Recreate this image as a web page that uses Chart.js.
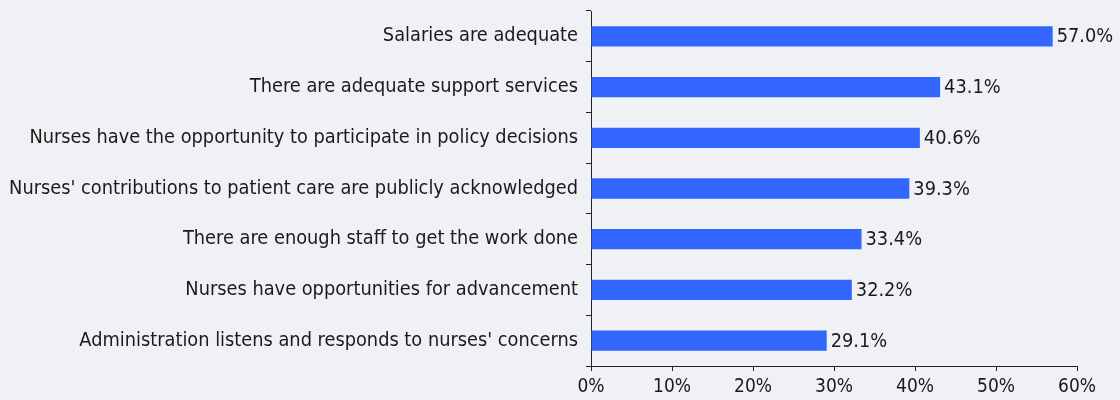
<!DOCTYPE html>
<html><head><meta charset="utf-8">
<script src="https://cdn.jsdelivr.net/npm/chart.js@4"></script>
<style>
html,body{margin:0;padding:0;background:#f0f1f4;}
#wrap{width:1120px;height:400px;}
</style></head>
<body><div id="wrap"><canvas id="c" width="1120" height="400"></canvas></div>
<script>
const categories = [
  "Salaries are adequate",
  "There are adequate support services",
  "Nurses have the opportunity to participate in policy decisions",
  "Nurses' contributions to patient care are publicly acknowledged",
  "There are enough staff to get the work done",
  "Nurses have opportunities for advancement",
  "Administration listens and responds to nurses' concerns"
];
const values = [57.0, 43.1, 40.6, 39.3, 33.4, 32.2, 29.1];
const xMin = 0, xMax = 60, xStep = 10;

const FONT = "DejaVu Sans Condensed";
const FS = 19.8;
const TEXT = "#1a1a1a";

const valueLabels = {
  id: 'valueLabels',
  afterDatasetsDraw(chart) {
    const ctx = chart.ctx;
    const meta = chart.getDatasetMeta(0);
    ctx.save();
    ctx.font = FS + "px '" + FONT + "'";
    ctx.fillStyle = TEXT;
    ctx.textAlign = 'left';
    ctx.textBaseline = 'middle';
    meta.data.forEach((bar, i) => {
      ctx.fillText(values[i].toFixed(1) + '%', bar.x + 4, bar.y + 1);
    });
    ctx.restore();
  }
};

new Chart(document.getElementById('c'), {
  type: 'bar',
  data: {
    labels: categories,
    datasets: [{
      data: values,
      backgroundColor: '#3366ff',
      borderWidth: 0,
      categoryPercentage: 1,
      barPercentage: 0.4
    }]
  },
  options: {
    indexAxis: 'y',
    responsive: false,
    animation: false,
    devicePixelRatio: 1,
    layout: { padding: { top: 11, right: 43, bottom: 0, left: 0 } },
    plugins: { legend: { display: false }, tooltip: { enabled: false } },
    scales: {
      x: {
        min: xMin, max: xMax,
        ticks: { stepSize: xStep, color: TEXT, font: { family: FONT, size: 19 }, padding: 5,
                 callback: v => v + '%' },
        grid: { drawOnChartArea: false, tickLength: 5, color: '#222' },
        border: { color: '#222', width: 1 },
        afterFit: s => { s.height = 34; s.paddingLeft = 0; s.paddingRight = 0; }
      },
      y: {
        ticks: { color: TEXT, font: { family: FONT, size: FS }, padding: 8 },
        grid: { drawOnChartArea: false, tickLength: 5, color: '#222', offset: true },
        border: { color: '#222', width: 1 },
        afterFit: s => { s.width = 591; s.paddingTop = 0; s.paddingBottom = 0; }
      }
    }
  },
  plugins: [valueLabels]
});
</script></body></html>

━━━━━━━━

Copy out all the data without changing anything, and drop the pictures.

Recreate this image as a web page that uses Chart.js.
<!DOCTYPE html>
<html><head><meta charset="utf-8">
<script src="https://cdn.jsdelivr.net/npm/chart.js@4"></script>
<style>
html,body{margin:0;padding:0;background:#f0f1f4;}
#wrap{width:1120px;height:400px;}
</style></head>
<body><div id="wrap"><canvas id="c" width="1120" height="400"></canvas></div>
<script>
const categories = [
  "Salaries are adequate",
  "There are adequate support services",
  "Nurses have the opportunity to participate in policy decisions",
  "Nurses' contributions to patient care are publicly acknowledged",
  "There are enough staff to get the work done",
  "Nurses have opportunities for advancement",
  "Administration listens and responds to nurses' concerns"
];
const values = [57.0, 43.1, 40.6, 39.3, 33.4, 32.2, 29.1];
const xMin = 0, xMax = 60, xStep = 10;

const FONT = "DejaVu Sans Condensed";
const FS = 19.8;
const TEXT = "#1a1a1a";

const valueLabels = {
  id: 'valueLabels',
  afterDatasetsDraw(chart) {
    const ctx = chart.ctx;
    const meta = chart.getDatasetMeta(0);
    ctx.save();
    ctx.font = FS + "px '" + FONT + "'";
    ctx.fillStyle = TEXT;
    ctx.textAlign = 'left';
    ctx.textBaseline = 'middle';
    meta.data.forEach((bar, i) => {
      ctx.fillText(values[i].toFixed(1) + '%', bar.x + 4, bar.y + 1);
    });
    ctx.restore();
  }
};

new Chart(document.getElementById('c'), {
  type: 'bar',
  data: {
    labels: categories,
    datasets: [{
      data: values,
      backgroundColor: '#3366ff',
      borderWidth: 0,
      categoryPercentage: 1,
      barPercentage: 0.4
    }]
  },
  options: {
    indexAxis: 'y',
    responsive: false,
    animation: false,
    devicePixelRatio: 1,
    layout: { padding: { top: 11, right: 43, bottom: 0, left: 0 } },
    plugins: { legend: { display: false }, tooltip: { enabled: false } },
    scales: {
      x: {
        min: xMin, max: xMax,
        ticks: { stepSize: xStep, color: TEXT, font: { family: FONT, size: 19 }, padding: 5,
                 callback: v => v + '%' },
        grid: { drawOnChartArea: false, tickLength: 5, color: '#222' },
        border: { color: '#222', width: 1 },
        afterFit: s => { s.height = 34; s.paddingLeft = 0; s.paddingRight = 0; }
      },
      y: {
        ticks: { color: TEXT, font: { family: FONT, size: FS }, padding: 8 },
        grid: { drawOnChartArea: false, tickLength: 5, color: '#222', offset: true },
        border: { color: '#222', width: 1 },
        afterFit: s => { s.width = 591; s.paddingTop = 0; s.paddingBottom = 0; }
      }
    }
  },
  plugins: [valueLabels]
});
</script></body></html>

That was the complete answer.